→ TASK TO COMPLETE:
For this exercise, output only the lines between the "Write the React, TypeScript" line and the "Chart.register(...registerables);" line, both of them included, and skip all pictures.

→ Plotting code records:
==*==

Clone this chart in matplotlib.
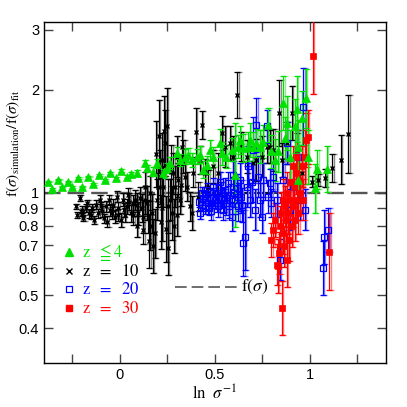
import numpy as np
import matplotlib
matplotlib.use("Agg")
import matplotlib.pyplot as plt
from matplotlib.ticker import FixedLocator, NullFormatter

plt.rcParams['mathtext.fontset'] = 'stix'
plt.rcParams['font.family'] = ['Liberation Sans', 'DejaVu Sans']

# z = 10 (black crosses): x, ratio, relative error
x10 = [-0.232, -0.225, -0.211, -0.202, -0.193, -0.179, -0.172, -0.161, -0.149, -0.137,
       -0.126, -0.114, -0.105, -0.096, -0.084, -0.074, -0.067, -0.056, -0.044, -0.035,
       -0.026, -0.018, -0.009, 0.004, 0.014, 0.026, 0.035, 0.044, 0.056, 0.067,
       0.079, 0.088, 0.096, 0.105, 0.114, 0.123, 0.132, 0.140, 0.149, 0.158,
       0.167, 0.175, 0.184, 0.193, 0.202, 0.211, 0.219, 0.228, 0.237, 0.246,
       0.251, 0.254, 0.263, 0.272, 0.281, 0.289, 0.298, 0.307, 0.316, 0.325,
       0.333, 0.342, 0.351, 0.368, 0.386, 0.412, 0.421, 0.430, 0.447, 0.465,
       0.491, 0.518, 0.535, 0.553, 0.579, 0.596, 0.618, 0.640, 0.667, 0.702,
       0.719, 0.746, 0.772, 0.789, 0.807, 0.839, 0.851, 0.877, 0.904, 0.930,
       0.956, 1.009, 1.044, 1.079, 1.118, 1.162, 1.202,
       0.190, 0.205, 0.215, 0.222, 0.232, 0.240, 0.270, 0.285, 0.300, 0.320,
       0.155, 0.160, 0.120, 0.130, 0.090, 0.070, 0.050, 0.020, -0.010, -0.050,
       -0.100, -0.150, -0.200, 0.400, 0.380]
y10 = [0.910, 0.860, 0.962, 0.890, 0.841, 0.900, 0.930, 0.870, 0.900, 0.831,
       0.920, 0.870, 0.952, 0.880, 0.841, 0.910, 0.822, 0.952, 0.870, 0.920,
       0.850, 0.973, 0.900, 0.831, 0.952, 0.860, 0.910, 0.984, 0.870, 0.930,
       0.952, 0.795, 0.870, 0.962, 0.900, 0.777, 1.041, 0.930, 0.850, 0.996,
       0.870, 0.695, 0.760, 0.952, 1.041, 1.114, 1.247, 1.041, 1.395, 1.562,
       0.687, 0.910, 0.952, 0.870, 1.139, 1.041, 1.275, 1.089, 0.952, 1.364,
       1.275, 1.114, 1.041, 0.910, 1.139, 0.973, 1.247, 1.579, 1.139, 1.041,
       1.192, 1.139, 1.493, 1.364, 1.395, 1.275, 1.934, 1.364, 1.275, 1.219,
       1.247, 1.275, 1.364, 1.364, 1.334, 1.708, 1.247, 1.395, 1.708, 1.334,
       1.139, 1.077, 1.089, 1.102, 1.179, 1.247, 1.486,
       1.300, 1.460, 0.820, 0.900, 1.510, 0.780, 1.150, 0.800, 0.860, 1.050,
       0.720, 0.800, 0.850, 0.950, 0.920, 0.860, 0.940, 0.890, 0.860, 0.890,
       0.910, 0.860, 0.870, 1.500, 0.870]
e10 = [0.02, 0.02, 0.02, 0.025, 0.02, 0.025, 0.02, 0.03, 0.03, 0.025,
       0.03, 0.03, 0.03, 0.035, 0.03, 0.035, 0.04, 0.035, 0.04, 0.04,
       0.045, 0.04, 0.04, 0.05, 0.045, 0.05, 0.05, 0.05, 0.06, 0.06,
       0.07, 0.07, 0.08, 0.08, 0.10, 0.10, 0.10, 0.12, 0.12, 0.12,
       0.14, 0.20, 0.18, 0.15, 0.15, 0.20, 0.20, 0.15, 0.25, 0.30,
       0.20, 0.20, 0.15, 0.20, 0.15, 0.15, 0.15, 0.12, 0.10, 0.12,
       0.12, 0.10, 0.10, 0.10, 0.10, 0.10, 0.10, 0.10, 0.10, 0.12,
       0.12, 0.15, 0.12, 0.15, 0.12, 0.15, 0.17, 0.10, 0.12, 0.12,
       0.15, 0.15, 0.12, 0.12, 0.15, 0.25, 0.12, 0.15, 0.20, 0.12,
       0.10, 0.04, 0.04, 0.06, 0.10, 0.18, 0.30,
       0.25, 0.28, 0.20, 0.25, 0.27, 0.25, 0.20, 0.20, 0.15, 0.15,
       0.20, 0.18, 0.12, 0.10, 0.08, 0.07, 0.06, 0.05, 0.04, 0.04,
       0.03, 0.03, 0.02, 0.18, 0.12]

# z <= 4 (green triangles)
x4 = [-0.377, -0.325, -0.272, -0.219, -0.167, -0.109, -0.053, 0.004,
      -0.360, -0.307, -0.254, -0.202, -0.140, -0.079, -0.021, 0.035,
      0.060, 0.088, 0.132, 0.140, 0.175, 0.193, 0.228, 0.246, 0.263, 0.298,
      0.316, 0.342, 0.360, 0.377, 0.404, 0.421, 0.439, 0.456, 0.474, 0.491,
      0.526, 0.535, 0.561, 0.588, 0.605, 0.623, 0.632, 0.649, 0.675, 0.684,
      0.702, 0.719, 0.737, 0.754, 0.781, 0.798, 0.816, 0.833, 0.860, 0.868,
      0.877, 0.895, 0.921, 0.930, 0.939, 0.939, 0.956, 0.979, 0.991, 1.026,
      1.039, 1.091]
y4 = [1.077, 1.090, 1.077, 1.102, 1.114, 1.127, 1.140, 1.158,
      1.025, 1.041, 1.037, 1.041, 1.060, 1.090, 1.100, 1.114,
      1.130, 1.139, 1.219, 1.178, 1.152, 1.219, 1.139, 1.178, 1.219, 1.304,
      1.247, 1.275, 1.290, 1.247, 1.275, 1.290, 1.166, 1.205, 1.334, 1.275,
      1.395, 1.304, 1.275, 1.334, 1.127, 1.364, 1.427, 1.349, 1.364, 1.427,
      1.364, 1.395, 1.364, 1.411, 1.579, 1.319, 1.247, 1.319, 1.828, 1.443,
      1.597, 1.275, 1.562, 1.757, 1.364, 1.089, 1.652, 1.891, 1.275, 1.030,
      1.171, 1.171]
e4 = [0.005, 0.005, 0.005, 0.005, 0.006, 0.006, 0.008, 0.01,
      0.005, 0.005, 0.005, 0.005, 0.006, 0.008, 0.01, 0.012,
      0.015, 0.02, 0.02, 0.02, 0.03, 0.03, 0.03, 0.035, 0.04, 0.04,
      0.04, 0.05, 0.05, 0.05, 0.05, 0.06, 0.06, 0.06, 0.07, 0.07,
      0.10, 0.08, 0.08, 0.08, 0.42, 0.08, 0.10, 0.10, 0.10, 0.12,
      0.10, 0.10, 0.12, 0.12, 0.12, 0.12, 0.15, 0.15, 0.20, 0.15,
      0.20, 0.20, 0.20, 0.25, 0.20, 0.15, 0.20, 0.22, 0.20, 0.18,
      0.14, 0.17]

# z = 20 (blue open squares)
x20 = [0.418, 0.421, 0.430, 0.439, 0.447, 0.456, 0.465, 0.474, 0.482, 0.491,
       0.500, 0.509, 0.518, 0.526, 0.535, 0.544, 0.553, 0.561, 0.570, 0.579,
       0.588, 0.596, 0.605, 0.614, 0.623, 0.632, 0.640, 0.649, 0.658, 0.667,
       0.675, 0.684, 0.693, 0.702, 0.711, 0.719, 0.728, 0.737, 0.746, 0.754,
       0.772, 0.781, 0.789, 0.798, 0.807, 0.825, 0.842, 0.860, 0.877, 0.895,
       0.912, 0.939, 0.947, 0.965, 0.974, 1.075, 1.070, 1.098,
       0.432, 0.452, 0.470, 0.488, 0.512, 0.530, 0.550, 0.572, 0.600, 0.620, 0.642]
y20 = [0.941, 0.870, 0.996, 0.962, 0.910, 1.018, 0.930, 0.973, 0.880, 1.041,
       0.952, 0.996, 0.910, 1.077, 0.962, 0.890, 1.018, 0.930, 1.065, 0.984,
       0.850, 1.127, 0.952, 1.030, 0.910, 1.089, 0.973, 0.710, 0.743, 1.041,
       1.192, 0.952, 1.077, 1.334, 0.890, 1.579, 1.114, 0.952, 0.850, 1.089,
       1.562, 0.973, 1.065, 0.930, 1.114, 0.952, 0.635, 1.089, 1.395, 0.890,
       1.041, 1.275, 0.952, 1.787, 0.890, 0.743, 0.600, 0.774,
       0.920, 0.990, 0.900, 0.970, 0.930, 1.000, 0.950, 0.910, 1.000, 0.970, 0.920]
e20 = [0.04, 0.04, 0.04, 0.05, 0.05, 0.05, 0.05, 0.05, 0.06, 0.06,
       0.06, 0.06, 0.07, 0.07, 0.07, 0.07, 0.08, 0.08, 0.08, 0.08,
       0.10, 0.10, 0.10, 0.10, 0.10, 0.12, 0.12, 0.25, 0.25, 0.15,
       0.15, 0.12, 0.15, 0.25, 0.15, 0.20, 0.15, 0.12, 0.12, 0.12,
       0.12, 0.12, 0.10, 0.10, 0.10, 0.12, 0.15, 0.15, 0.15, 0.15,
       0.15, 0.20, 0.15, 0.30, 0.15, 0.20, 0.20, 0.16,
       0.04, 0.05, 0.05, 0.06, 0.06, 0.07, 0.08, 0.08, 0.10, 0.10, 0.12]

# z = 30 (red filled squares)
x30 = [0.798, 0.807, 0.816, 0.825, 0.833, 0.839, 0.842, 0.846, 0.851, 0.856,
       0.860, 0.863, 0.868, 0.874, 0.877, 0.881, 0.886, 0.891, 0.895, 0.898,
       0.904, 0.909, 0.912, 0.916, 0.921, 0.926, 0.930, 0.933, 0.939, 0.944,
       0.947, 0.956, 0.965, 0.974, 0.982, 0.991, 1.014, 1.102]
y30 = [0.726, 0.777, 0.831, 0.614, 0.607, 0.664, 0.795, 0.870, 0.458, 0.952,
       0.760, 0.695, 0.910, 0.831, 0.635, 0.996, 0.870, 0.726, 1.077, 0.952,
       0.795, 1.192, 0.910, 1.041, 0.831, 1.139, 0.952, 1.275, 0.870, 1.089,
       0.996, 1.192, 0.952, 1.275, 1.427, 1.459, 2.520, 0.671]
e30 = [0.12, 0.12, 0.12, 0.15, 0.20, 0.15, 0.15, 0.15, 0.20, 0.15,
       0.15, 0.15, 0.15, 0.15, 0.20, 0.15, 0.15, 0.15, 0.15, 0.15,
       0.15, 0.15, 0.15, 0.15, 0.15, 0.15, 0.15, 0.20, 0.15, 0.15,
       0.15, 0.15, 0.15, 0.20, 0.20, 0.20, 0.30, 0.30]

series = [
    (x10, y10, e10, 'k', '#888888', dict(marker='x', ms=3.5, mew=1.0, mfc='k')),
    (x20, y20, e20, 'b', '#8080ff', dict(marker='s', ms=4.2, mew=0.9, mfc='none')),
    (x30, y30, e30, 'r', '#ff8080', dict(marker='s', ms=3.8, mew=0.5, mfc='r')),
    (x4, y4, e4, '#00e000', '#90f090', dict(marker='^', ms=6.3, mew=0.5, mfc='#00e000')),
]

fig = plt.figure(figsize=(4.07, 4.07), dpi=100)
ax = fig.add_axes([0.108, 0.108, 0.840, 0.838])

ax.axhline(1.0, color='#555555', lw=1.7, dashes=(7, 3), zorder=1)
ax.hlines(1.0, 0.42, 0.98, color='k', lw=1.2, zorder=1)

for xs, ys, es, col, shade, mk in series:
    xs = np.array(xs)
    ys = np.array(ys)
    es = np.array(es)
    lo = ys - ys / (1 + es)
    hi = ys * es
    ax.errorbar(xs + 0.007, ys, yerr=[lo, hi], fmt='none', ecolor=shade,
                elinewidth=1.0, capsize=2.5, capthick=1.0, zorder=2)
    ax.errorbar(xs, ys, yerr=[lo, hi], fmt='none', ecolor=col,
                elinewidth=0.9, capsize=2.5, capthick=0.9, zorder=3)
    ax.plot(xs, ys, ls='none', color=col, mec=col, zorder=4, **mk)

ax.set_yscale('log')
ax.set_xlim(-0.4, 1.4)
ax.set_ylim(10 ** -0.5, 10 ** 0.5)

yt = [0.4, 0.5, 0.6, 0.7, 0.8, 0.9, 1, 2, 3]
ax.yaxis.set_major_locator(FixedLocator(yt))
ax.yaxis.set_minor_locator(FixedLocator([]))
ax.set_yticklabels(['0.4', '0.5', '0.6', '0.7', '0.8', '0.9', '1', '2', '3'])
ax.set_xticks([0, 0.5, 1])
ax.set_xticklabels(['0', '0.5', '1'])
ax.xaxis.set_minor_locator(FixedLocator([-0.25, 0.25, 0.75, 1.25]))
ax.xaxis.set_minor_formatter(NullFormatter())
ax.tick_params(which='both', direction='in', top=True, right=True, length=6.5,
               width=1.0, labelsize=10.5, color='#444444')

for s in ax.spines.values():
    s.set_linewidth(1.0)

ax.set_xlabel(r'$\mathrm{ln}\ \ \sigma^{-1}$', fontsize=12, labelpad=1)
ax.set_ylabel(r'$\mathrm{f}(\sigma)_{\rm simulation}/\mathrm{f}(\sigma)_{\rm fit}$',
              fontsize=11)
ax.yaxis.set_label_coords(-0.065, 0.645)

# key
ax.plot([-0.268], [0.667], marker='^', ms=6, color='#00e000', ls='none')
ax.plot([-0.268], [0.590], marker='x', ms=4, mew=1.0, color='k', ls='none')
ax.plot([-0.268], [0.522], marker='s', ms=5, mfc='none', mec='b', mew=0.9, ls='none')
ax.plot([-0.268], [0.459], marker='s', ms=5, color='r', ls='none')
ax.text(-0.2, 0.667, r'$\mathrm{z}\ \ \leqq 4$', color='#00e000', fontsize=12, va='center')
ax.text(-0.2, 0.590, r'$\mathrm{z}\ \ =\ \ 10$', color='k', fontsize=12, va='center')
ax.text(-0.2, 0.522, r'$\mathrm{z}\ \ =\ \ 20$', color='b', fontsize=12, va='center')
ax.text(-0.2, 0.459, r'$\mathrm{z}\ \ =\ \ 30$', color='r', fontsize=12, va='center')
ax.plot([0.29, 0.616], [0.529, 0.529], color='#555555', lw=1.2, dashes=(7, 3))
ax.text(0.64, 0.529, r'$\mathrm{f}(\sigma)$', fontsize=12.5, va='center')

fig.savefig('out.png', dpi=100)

==*==

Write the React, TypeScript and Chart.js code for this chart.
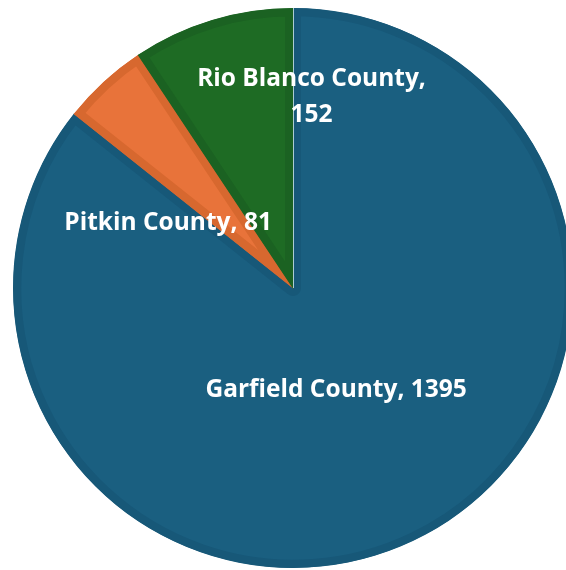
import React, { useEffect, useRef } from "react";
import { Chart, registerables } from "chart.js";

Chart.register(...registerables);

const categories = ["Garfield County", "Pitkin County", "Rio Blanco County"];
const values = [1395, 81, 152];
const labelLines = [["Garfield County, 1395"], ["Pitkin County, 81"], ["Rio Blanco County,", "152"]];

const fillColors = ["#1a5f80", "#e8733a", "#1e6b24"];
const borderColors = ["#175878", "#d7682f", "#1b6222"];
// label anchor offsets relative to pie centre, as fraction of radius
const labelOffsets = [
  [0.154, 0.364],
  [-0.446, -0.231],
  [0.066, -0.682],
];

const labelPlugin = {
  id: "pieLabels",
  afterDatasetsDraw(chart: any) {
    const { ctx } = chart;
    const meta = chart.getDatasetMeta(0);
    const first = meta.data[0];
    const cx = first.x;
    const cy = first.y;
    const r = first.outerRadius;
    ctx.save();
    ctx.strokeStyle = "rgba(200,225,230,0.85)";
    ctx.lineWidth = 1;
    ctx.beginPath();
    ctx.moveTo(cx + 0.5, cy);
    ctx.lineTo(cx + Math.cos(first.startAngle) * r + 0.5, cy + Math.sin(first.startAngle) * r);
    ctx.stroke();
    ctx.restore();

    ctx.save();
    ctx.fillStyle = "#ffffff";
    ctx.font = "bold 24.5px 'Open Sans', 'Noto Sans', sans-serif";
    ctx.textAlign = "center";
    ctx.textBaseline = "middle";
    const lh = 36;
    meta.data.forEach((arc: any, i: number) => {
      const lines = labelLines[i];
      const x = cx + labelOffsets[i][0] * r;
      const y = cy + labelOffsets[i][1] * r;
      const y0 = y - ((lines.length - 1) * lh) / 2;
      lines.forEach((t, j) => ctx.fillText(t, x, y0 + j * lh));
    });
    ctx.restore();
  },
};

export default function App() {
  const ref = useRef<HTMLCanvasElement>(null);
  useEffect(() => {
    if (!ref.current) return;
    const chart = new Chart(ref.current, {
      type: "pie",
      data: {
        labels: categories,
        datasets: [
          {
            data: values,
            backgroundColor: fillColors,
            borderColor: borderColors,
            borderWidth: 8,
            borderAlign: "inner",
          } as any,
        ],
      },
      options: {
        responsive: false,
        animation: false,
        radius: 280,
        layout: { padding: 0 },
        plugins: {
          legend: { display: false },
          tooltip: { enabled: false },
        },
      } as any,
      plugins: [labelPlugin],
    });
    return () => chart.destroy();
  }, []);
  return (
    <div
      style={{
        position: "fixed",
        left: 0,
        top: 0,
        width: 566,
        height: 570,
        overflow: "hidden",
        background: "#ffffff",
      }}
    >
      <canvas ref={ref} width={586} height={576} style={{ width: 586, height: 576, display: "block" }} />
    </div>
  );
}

==*==

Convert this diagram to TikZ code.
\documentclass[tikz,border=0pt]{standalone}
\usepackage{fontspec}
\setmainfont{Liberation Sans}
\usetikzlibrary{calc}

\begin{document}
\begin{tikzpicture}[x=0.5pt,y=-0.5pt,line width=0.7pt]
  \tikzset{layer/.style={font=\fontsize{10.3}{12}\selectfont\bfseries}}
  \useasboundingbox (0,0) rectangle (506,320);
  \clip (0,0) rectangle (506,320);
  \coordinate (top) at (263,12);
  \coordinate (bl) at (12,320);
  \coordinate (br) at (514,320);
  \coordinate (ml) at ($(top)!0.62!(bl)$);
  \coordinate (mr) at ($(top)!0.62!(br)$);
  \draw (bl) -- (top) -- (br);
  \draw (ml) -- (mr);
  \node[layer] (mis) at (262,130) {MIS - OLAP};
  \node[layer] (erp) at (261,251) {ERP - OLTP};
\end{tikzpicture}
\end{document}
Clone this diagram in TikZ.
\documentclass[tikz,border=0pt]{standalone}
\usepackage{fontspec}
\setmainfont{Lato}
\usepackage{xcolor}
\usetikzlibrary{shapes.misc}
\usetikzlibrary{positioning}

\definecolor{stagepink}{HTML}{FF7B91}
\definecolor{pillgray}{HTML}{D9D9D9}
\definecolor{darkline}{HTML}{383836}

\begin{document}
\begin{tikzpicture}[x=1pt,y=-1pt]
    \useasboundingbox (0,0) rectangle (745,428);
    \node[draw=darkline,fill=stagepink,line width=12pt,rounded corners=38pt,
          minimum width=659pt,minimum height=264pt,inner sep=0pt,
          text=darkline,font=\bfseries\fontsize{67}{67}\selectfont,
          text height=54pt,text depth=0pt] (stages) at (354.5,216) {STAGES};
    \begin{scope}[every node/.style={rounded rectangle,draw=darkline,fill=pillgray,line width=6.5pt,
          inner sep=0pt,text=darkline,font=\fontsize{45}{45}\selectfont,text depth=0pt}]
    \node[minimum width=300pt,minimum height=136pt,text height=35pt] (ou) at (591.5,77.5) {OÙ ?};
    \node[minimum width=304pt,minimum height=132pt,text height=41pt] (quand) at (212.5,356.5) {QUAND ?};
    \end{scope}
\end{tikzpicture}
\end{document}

==*==

→ SOLVED PROBLEM:
Write the React, TypeScript and Chart.js code for this chart.
import React, { useEffect, useRef } from "react";
import { Chart, registerables } from "chart.js";

Chart.register(...registerables);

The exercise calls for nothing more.